• **Available data**

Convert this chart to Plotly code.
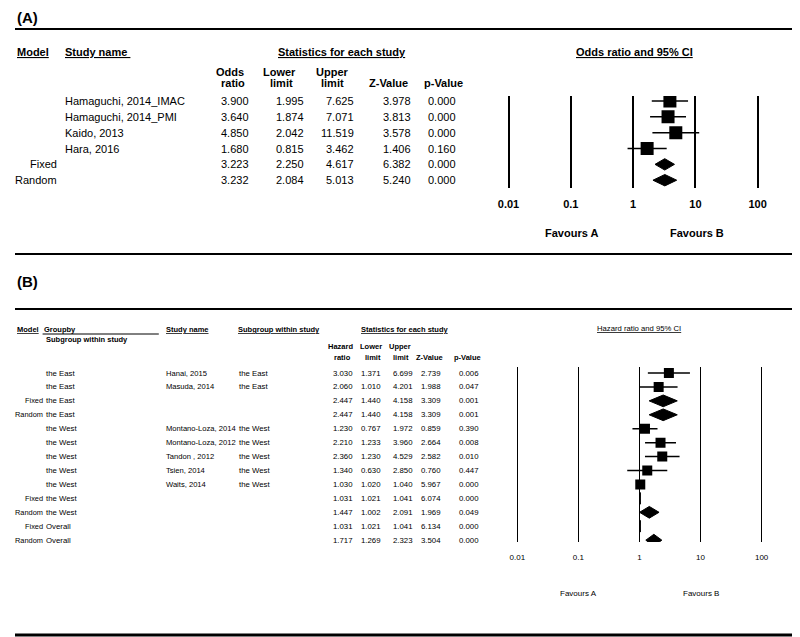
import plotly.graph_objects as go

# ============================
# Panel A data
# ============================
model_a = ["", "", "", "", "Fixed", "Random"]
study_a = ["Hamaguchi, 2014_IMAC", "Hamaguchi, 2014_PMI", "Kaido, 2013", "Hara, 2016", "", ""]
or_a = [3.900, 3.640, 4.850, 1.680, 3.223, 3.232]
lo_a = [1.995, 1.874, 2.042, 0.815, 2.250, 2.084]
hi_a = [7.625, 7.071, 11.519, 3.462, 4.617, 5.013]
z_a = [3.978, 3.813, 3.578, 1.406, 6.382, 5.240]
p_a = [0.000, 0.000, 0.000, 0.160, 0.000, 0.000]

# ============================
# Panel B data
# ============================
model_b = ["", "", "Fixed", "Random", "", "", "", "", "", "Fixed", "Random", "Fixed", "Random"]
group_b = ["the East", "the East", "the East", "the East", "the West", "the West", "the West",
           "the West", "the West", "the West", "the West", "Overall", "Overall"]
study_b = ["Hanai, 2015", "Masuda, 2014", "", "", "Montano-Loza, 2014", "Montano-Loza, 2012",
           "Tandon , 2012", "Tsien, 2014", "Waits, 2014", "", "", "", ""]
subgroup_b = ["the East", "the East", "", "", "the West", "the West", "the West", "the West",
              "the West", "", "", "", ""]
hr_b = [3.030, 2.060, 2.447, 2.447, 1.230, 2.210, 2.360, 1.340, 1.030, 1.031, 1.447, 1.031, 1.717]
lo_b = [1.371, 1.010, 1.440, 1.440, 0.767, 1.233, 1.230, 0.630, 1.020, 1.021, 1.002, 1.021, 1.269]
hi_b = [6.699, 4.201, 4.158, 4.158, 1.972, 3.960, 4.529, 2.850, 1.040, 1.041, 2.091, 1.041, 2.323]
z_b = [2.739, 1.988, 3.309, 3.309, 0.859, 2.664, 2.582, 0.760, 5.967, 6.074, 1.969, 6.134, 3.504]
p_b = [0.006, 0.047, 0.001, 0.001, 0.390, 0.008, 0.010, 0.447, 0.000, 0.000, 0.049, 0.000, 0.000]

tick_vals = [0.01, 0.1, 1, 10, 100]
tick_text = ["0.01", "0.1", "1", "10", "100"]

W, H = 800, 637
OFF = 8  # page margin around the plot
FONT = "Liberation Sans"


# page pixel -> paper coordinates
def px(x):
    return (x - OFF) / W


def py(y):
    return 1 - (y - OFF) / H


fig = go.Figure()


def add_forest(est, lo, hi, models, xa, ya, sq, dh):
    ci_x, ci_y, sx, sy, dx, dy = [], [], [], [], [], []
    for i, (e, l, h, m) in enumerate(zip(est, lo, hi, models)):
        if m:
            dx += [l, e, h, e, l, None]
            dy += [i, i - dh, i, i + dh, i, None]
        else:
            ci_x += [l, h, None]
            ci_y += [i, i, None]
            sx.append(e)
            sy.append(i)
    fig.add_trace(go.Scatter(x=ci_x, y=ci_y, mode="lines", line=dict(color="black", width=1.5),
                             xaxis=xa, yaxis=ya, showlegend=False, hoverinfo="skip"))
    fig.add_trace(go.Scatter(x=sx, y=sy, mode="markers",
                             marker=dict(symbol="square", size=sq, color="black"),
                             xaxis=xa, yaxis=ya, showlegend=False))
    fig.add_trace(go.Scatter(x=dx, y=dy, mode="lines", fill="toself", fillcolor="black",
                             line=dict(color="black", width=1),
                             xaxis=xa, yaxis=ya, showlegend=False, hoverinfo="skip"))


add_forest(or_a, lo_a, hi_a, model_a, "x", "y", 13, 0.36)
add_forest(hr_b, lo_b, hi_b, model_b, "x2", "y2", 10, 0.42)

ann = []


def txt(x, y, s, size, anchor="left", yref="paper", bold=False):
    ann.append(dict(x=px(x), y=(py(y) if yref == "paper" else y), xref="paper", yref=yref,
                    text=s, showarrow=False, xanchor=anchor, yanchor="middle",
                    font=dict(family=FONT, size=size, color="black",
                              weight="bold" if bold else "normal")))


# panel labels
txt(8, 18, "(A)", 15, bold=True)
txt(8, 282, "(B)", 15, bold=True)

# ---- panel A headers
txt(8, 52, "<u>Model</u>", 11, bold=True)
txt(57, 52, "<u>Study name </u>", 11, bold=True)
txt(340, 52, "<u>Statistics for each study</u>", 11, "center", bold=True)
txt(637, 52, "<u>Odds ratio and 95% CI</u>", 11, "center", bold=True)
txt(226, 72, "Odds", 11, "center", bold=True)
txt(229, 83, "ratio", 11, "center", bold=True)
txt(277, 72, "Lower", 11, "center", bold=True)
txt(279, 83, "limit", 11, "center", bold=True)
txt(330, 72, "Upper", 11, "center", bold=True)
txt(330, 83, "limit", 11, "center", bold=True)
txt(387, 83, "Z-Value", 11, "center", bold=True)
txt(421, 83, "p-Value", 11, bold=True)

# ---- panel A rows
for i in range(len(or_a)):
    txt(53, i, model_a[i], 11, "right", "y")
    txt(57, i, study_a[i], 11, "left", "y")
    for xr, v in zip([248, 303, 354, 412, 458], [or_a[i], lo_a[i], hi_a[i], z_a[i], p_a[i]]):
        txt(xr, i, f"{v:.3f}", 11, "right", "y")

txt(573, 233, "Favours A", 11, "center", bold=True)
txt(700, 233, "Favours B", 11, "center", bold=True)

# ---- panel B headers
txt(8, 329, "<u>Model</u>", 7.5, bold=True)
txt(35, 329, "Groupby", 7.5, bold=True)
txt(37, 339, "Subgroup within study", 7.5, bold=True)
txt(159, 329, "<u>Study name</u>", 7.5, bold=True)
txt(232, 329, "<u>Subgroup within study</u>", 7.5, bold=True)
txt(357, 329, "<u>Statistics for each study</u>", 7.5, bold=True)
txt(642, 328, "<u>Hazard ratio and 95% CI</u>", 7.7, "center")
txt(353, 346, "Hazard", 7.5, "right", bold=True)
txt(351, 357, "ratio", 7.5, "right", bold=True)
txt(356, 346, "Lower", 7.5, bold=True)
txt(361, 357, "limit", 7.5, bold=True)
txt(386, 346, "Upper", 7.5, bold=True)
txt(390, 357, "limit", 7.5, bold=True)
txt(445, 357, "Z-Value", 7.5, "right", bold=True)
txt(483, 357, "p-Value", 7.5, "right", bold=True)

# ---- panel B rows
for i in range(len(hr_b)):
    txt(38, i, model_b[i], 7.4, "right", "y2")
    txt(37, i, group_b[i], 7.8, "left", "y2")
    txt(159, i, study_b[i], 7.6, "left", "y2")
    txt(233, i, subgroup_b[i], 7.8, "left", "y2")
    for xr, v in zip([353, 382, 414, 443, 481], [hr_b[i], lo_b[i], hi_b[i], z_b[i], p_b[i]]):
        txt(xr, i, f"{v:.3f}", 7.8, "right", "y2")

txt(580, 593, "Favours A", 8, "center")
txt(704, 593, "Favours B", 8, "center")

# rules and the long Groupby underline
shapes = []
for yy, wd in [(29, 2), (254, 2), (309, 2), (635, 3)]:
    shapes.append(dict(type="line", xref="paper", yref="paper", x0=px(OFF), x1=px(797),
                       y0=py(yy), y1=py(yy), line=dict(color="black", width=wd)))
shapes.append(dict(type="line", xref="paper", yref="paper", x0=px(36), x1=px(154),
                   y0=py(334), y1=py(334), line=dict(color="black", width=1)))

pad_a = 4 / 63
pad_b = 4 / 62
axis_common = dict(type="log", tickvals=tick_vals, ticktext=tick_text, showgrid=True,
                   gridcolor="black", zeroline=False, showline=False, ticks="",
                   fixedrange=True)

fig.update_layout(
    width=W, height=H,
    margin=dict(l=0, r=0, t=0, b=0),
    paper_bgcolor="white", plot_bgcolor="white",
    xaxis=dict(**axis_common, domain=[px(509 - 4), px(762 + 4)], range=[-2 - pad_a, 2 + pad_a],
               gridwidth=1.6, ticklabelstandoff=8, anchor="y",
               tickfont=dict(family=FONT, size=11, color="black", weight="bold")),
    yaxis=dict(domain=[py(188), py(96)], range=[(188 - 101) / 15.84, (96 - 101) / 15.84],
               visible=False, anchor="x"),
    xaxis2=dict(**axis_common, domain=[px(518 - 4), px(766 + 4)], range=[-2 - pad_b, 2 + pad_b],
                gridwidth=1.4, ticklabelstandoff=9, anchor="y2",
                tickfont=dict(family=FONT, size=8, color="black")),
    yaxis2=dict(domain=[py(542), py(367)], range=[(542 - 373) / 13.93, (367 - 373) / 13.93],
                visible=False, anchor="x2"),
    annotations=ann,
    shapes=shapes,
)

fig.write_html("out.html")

• **Written exercise**
Only the lines from the top of the data through the line with "fig = go.Figure()" should be quoted, exactly and with both ends kept; skip the pictures.

• **Worked solution**
Convert this chart to Plotly code.
import plotly.graph_objects as go

# ============================
# Panel A data
# ============================
model_a = ["", "", "", "", "Fixed", "Random"]
study_a = ["Hamaguchi, 2014_IMAC", "Hamaguchi, 2014_PMI", "Kaido, 2013", "Hara, 2016", "", ""]
or_a = [3.900, 3.640, 4.850, 1.680, 3.223, 3.232]
lo_a = [1.995, 1.874, 2.042, 0.815, 2.250, 2.084]
hi_a = [7.625, 7.071, 11.519, 3.462, 4.617, 5.013]
z_a = [3.978, 3.813, 3.578, 1.406, 6.382, 5.240]
p_a = [0.000, 0.000, 0.000, 0.160, 0.000, 0.000]

# ============================
# Panel B data
# ============================
model_b = ["", "", "Fixed", "Random", "", "", "", "", "", "Fixed", "Random", "Fixed", "Random"]
group_b = ["the East", "the East", "the East", "the East", "the West", "the West", "the West",
           "the West", "the West", "the West", "the West", "Overall", "Overall"]
study_b = ["Hanai, 2015", "Masuda, 2014", "", "", "Montano-Loza, 2014", "Montano-Loza, 2012",
           "Tandon , 2012", "Tsien, 2014", "Waits, 2014", "", "", "", ""]
subgroup_b = ["the East", "the East", "", "", "the West", "the West", "the West", "the West",
              "the West", "", "", "", ""]
hr_b = [3.030, 2.060, 2.447, 2.447, 1.230, 2.210, 2.360, 1.340, 1.030, 1.031, 1.447, 1.031, 1.717]
lo_b = [1.371, 1.010, 1.440, 1.440, 0.767, 1.233, 1.230, 0.630, 1.020, 1.021, 1.002, 1.021, 1.269]
hi_b = [6.699, 4.201, 4.158, 4.158, 1.972, 3.960, 4.529, 2.850, 1.040, 1.041, 2.091, 1.041, 2.323]
z_b = [2.739, 1.988, 3.309, 3.309, 0.859, 2.664, 2.582, 0.760, 5.967, 6.074, 1.969, 6.134, 3.504]
p_b = [0.006, 0.047, 0.001, 0.001, 0.390, 0.008, 0.010, 0.447, 0.000, 0.000, 0.049, 0.000, 0.000]

tick_vals = [0.01, 0.1, 1, 10, 100]
tick_text = ["0.01", "0.1", "1", "10", "100"]

W, H = 800, 637
OFF = 8  # page margin around the plot
FONT = "Liberation Sans"


# page pixel -> paper coordinates
def px(x):
    return (x - OFF) / W


def py(y):
    return 1 - (y - OFF) / H


fig = go.Figure()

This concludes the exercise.